Manhattan City Councilman Miguel Martinez funneled more than $400,000 in taxpayer dollars to a nonprofit where his sister sits on the board of directors, The New York Daily News reported April 25.  Hiram Monserrate, a Queens city councilman, supplied more than $400,000 to Libre, a nonprofit agency run by his closest aides and has not registered with the state attorney general’s office or filed a tax return in the past two years, The New York Times reported April 28.

McCain proposes different war on poverty

Republican Senator and presidential candidate John McCain may have followed in footsteps of President Lyndon B. Johnson, but his recent speech on anti-poverty didn’t embrace Johnson’s heavy enlistment of government as the solution, The New York Times reported April 24. Instead, as he stood near the front porch in Appalachia where Johnson declared his war on poverty, McCain proposed tax breaks, federal loans and low-interest bonds to help isolated communities connect to high-speed Internet.

Philanthropy funds leave EU terrorist list

The European Union’s decision to take Peruvian guerrilla group Tupac Amaru off its terrorist list shows how terrorists can advance their cause with the help of nonprofit groups, often funded by foreign governments and private philanthropists, Mary Anastasia O’Grady said in an opinion column in the Wall Street Journal April 28. The Peruvian nonprofit Aprodeh, which worked to get Tupac Amaru off the EU terrorist list, was funded last year by sources as diverse as Oxfam America, George Soros’s Open Society, the John Merck Foundation, the city of Barcelona, the Dutch embassy and a U.S. government agency called the Inter-American Foundation.

In Brief:

* Activist group Dream for Darfur will organize protests against companies sponsoring the Beijing Olympics, which it says have failed to press China to help end fighting in Sudan, The Associated Press reported April 25.

* The Bill & Melinda Gates Foundation will increase its spending on farming projects by 50 percent as surging food prices threaten starvation and social unrest in poor countries, Bloomberg News reported April 24.

* The World Food Program has issued an emergency call for funds to feed Haiti’s poor, Reuters reported April 24.  The agency is facing a $37.8 million shortfall in the $45 million budget anticipated for the region

* Planned Parenthood has been called “racist” by a coalition of black leaders after a series of YouTube videos by students at the University of California at Los Angeles showed clinic workers in four states agreeing to accept donations intended to help abort a black child, The Washington Times reported April 25.
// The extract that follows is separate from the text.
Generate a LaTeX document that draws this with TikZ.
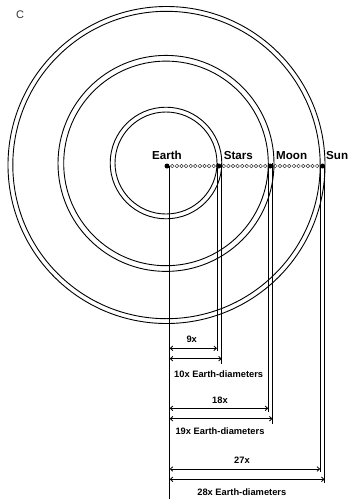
\documentclass[tikz,border=0pt]{standalone}
\usepackage{fontspec}
\setmainfont{Liberation Sans}
\usetikzlibrary{arrows.meta}
\tikzset{
  ring/.style={draw=black, line width=0.9pt},
  dotnode/.style={circle, fill=black, inner sep=0pt, minimum size=5pt},
  bigl/.style={font=\fontsize{11.6}{13}\selectfont\bfseries, inner sep=0pt},
  smalll/.style={font=\fontsize{9.3}{11}\selectfont\bfseries, inner sep=0pt},
  vline/.style={draw=black, line width=0.8pt},
  dim/.style={draw=black, line width=0.8pt, {Straight Barb[length=2.6pt,width=4.6pt]}-{Straight Barb[length=2.6pt,width=4.6pt]}},
  link/.style={draw=black!80, line width=0.5pt},
}
\begin{document}
\begin{tikzpicture}[x=1pt, y=-1pt]
\useasboundingbox (0,0) rectangle (349,499);
\fill[white] (0,0) rectangle (349,499);

\node[font=\fontsize{11}{12}\selectfont, text=black!80, inner sep=0pt] (tag) at (20,15) {C};

% rings
\coordinate (c1) at (166,163);
\coordinate (c2) at (166,163.4);
\coordinate (c3) at (166.5,165);
\draw[ring] (c1) circle[radius=51];
\draw[ring] (c1) circle[radius=55.8];
\draw[ring] (c2) circle[radius=102.3];
\draw[ring] (c2) circle[radius=108];
\draw[ring] (c3) circle[radius=153.7];
\draw[ring] (c3) circle[radius=158.5];

% chain of small circles
\foreach \a/\b in {170/216, 221.5/267.5, 273/319.5} {
  \foreach \i in {0,...,9} {
    \pgfmathsetmacro{\xx}{\a + (\b-\a)*(\i+0.5)/10}
    \draw[link] (\xx,166) circle[radius=1.8];
  }
}

% vertical line ends
\coordinate (e0) at (169.7,166);   \coordinate (e1) at (169.7,499);
\coordinate (s0) at (217,163);     \coordinate (s1) at (217,351);
\coordinate (t0) at (221.8,163);   \coordinate (t1) at (221.8,364);
\coordinate (m0) at (268.3,163.4); \coordinate (m1) at (268.3,411.7);
\coordinate (n0) at (272.6,163.4); \coordinate (n1) at (272.6,424);
\coordinate (u0) at (320.2,165);   \coordinate (u1) at (320.2,471.7);
\coordinate (v0) at (324.6,165);   \coordinate (v1) at (324.6,483.3);
\draw[vline] (e0) -- (e1);
\draw[vline] (s0) -- (s1);
\draw[vline] (t0) -- (t1);
\draw[vline] (m0) -- (m1);
\draw[vline] (n0) -- (n1);
\draw[vline] (u0) -- (u1);
\draw[vline] (v0) -- (v1);

% dots
\node[dotnode] (earth) at (167,166) {};
\node[dotnode] (stars) at (218.8,166) {};
\node[dotnode] (moon)  at (270.2,166) {};
\node[dotnode] (sun)   at (322.6,166) {};

% labels
\node[bigl] (learth) at (167,155.3) {Earth};
\node[bigl] (lstars) at (238.3,155.3) {Stars};
\node[bigl] (lmoon)  at (291.7,155.3) {Moon};
\node[bigl, anchor=east] (lsun) at (348.3,155.3) {Sun};

% dimension arrows
\coordinate (a9l)  at (169.7,348.3); \coordinate (a9r)  at (217,348.3);
\coordinate (a10l) at (169.7,358.7); \coordinate (a10r) at (221.8,358.7);
\coordinate (a18l) at (169.7,408.3); \coordinate (a18r) at (268.3,408.3);
\coordinate (a19l) at (169.7,418.7); \coordinate (a19r) at (272.6,418.7);
\coordinate (a27l) at (169.7,469);   \coordinate (a27r) at (320.2,469);
\coordinate (a28l) at (169.7,479.3); \coordinate (a28r) at (324.6,479.3);
\draw[dim] (a9l) -- (a9r);
\draw[dim] (a10l) -- (a10r);
\draw[dim] (a18l) -- (a18r);
\draw[dim] (a19l) -- (a19r);
\draw[dim] (a27l) -- (a27r);
\draw[dim] (a28l) -- (a28r);

\node[smalll] (l9)  at (191.7,339.3) {9x};
\node[smalll] (l10) at (218.7,374.3) {10x Earth-diameters};
\node[smalll] (l18) at (220,400)     {18x};
\node[smalll] (l19) at (220,431)     {19x Earth-diameters};
\node[smalll] (l27) at (242,460.7)   {27x};
\node[smalll] (l28) at (241.8,492)   {28x Earth-diameters};
\end{tikzpicture}
\end{document}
* Business-information provider Thomson Reuters has named Richard Harrington chairman of its charitable foundation, reported April 28.

* UN Secretary-General Ban Ki-Moon announced a global initiative to ensure universal coverage for malaria treatment by 2010, The Associated Press reported April 25.

* A Smithsonian Institution business executive has been cleared in an assault case against a former custodian, The Washington Post reported April 25.  A judge acknowledged the assault, but cited a law that protects some federal employees from injury lawsuits.